**TASK DESCRIPTION**: The data below should be restated word for word, with every picture omitted.
start AVAILABLE DATA
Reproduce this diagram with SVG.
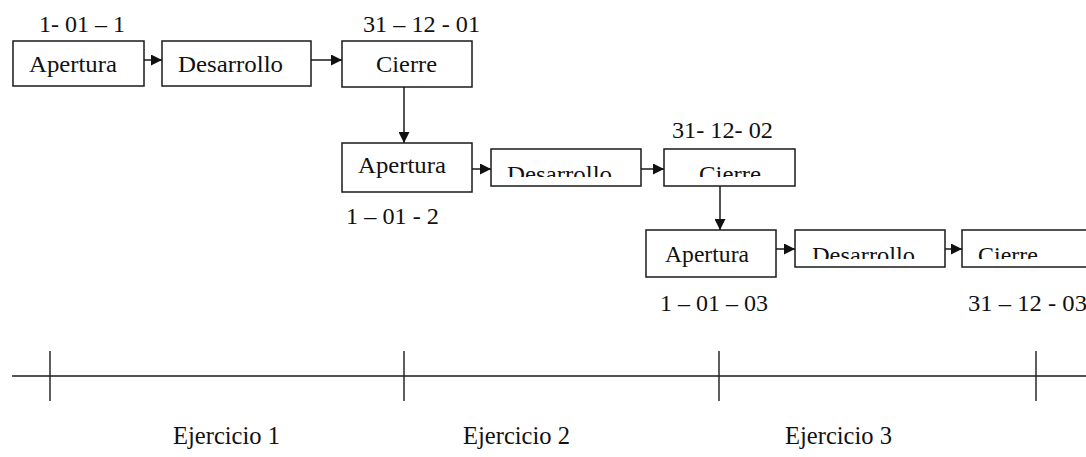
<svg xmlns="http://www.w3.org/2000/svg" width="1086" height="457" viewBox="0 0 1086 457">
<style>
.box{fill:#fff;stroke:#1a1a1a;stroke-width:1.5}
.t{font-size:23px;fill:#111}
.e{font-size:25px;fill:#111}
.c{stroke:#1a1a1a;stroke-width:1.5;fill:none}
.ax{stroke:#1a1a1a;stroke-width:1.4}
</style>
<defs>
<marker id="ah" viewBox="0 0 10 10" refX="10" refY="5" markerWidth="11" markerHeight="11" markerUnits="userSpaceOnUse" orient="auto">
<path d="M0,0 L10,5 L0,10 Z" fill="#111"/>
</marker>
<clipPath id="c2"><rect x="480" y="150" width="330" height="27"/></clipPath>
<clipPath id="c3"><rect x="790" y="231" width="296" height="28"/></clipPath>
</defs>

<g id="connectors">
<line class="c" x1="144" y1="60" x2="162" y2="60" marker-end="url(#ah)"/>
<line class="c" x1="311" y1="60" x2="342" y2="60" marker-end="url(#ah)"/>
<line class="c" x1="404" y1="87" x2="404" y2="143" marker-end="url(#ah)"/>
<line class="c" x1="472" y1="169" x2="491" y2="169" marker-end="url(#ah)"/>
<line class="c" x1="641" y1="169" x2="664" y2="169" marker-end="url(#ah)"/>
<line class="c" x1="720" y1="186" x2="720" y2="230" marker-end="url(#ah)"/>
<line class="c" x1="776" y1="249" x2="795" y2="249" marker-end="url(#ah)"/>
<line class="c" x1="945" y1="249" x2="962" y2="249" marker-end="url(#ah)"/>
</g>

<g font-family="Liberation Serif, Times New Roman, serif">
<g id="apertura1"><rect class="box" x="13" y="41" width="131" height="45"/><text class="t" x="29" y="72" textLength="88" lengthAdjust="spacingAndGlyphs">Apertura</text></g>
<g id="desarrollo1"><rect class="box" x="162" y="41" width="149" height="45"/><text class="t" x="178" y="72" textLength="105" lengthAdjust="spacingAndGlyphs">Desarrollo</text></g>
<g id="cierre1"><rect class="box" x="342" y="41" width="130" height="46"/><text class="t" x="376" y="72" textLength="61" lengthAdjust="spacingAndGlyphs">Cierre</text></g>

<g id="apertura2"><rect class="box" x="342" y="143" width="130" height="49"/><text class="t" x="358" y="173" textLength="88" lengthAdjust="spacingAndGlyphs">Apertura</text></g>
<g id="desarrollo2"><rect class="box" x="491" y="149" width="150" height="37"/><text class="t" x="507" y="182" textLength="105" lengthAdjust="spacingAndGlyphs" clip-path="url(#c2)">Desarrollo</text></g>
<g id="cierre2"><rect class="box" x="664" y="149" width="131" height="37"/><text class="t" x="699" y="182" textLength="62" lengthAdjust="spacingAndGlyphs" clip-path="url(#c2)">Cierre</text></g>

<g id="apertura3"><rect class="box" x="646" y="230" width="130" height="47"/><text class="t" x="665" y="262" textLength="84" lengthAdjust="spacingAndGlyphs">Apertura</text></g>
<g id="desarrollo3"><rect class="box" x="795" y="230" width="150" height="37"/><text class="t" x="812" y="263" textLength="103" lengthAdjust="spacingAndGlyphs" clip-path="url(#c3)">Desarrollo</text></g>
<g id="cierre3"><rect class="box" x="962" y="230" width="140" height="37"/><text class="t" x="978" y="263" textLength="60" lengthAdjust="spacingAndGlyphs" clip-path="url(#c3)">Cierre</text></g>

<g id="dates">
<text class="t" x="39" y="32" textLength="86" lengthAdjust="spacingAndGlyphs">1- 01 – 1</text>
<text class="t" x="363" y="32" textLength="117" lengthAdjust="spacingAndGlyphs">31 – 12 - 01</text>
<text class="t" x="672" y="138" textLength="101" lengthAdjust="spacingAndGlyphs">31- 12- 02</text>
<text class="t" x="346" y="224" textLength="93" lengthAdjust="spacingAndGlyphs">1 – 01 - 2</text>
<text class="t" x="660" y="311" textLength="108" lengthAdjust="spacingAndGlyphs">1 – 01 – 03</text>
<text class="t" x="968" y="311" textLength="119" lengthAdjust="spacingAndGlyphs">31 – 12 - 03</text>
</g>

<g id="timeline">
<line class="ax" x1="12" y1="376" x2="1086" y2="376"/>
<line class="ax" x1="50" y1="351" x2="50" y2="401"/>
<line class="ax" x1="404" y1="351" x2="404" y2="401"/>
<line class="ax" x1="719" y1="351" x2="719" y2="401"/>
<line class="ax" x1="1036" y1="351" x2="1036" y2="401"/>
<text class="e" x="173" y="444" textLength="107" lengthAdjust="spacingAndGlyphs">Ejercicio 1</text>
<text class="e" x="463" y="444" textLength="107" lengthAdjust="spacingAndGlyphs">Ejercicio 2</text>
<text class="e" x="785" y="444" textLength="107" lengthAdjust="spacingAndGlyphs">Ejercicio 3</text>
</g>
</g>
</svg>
end AVAILABLE DATA
**CORRECT ANSWER**:
Reproduce this diagram with SVG.
<svg xmlns="http://www.w3.org/2000/svg" width="1086" height="457" viewBox="0 0 1086 457">
<style>
.box{fill:#fff;stroke:#1a1a1a;stroke-width:1.5}
.t{font-size:23px;fill:#111}
.e{font-size:25px;fill:#111}
.c{stroke:#1a1a1a;stroke-width:1.5;fill:none}
.ax{stroke:#1a1a1a;stroke-width:1.4}
</style>
<defs>
<marker id="ah" viewBox="0 0 10 10" refX="10" refY="5" markerWidth="11" markerHeight="11" markerUnits="userSpaceOnUse" orient="auto">
<path d="M0,0 L10,5 L0,10 Z" fill="#111"/>
</marker>
<clipPath id="c2"><rect x="480" y="150" width="330" height="27"/></clipPath>
<clipPath id="c3"><rect x="790" y="231" width="296" height="28"/></clipPath>
</defs>

<g id="connectors">
<line class="c" x1="144" y1="60" x2="162" y2="60" marker-end="url(#ah)"/>
<line class="c" x1="311" y1="60" x2="342" y2="60" marker-end="url(#ah)"/>
<line class="c" x1="404" y1="87" x2="404" y2="143" marker-end="url(#ah)"/>
<line class="c" x1="472" y1="169" x2="491" y2="169" marker-end="url(#ah)"/>
<line class="c" x1="641" y1="169" x2="664" y2="169" marker-end="url(#ah)"/>
<line class="c" x1="720" y1="186" x2="720" y2="230" marker-end="url(#ah)"/>
<line class="c" x1="776" y1="249" x2="795" y2="249" marker-end="url(#ah)"/>
<line class="c" x1="945" y1="249" x2="962" y2="249" marker-end="url(#ah)"/>
</g>

<g font-family="Liberation Serif, Times New Roman, serif">
<g id="apertura1"><rect class="box" x="13" y="41" width="131" height="45"/><text class="t" x="29" y="72" textLength="88" lengthAdjust="spacingAndGlyphs">Apertura</text></g>
<g id="desarrollo1"><rect class="box" x="162" y="41" width="149" height="45"/><text class="t" x="178" y="72" textLength="105" lengthAdjust="spacingAndGlyphs">Desarrollo</text></g>
<g id="cierre1"><rect class="box" x="342" y="41" width="130" height="46"/><text class="t" x="376" y="72" textLength="61" lengthAdjust="spacingAndGlyphs">Cierre</text></g>

<g id="apertura2"><rect class="box" x="342" y="143" width="130" height="49"/><text class="t" x="358" y="173" textLength="88" lengthAdjust="spacingAndGlyphs">Apertura</text></g>
<g id="desarrollo2"><rect class="box" x="491" y="149" width="150" height="37"/><text class="t" x="507" y="182" textLength="105" lengthAdjust="spacingAndGlyphs" clip-path="url(#c2)">Desarrollo</text></g>
<g id="cierre2"><rect class="box" x="664" y="149" width="131" height="37"/><text class="t" x="699" y="182" textLength="62" lengthAdjust="spacingAndGlyphs" clip-path="url(#c2)">Cierre</text></g>

<g id="apertura3"><rect class="box" x="646" y="230" width="130" height="47"/><text class="t" x="665" y="262" textLength="84" lengthAdjust="spacingAndGlyphs">Apertura</text></g>
<g id="desarrollo3"><rect class="box" x="795" y="230" width="150" height="37"/><text class="t" x="812" y="263" textLength="103" lengthAdjust="spacingAndGlyphs" clip-path="url(#c3)">Desarrollo</text></g>
<g id="cierre3"><rect class="box" x="962" y="230" width="140" height="37"/><text class="t" x="978" y="263" textLength="60" lengthAdjust="spacingAndGlyphs" clip-path="url(#c3)">Cierre</text></g>

<g id="dates">
<text class="t" x="39" y="32" textLength="86" lengthAdjust="spacingAndGlyphs">1- 01 – 1</text>
<text class="t" x="363" y="32" textLength="117" lengthAdjust="spacingAndGlyphs">31 – 12 - 01</text>
<text class="t" x="672" y="138" textLength="101" lengthAdjust="spacingAndGlyphs">31- 12- 02</text>
<text class="t" x="346" y="224" textLength="93" lengthAdjust="spacingAndGlyphs">1 – 01 - 2</text>
<text class="t" x="660" y="311" textLength="108" lengthAdjust="spacingAndGlyphs">1 – 01 – 03</text>
<text class="t" x="968" y="311" textLength="119" lengthAdjust="spacingAndGlyphs">31 – 12 - 03</text>
</g>

<g id="timeline">
<line class="ax" x1="12" y1="376" x2="1086" y2="376"/>
<line class="ax" x1="50" y1="351" x2="50" y2="401"/>
<line class="ax" x1="404" y1="351" x2="404" y2="401"/>
<line class="ax" x1="719" y1="351" x2="719" y2="401"/>
<line class="ax" x1="1036" y1="351" x2="1036" y2="401"/>
<text class="e" x="173" y="444" textLength="107" lengthAdjust="spacingAndGlyphs">Ejercicio 1</text>
<text class="e" x="463" y="444" textLength="107" lengthAdjust="spacingAndGlyphs">Ejercicio 2</text>
<text class="e" x="785" y="444" textLength="107" lengthAdjust="spacingAndGlyphs">Ejercicio 3</text>
</g>
</g>
</svg>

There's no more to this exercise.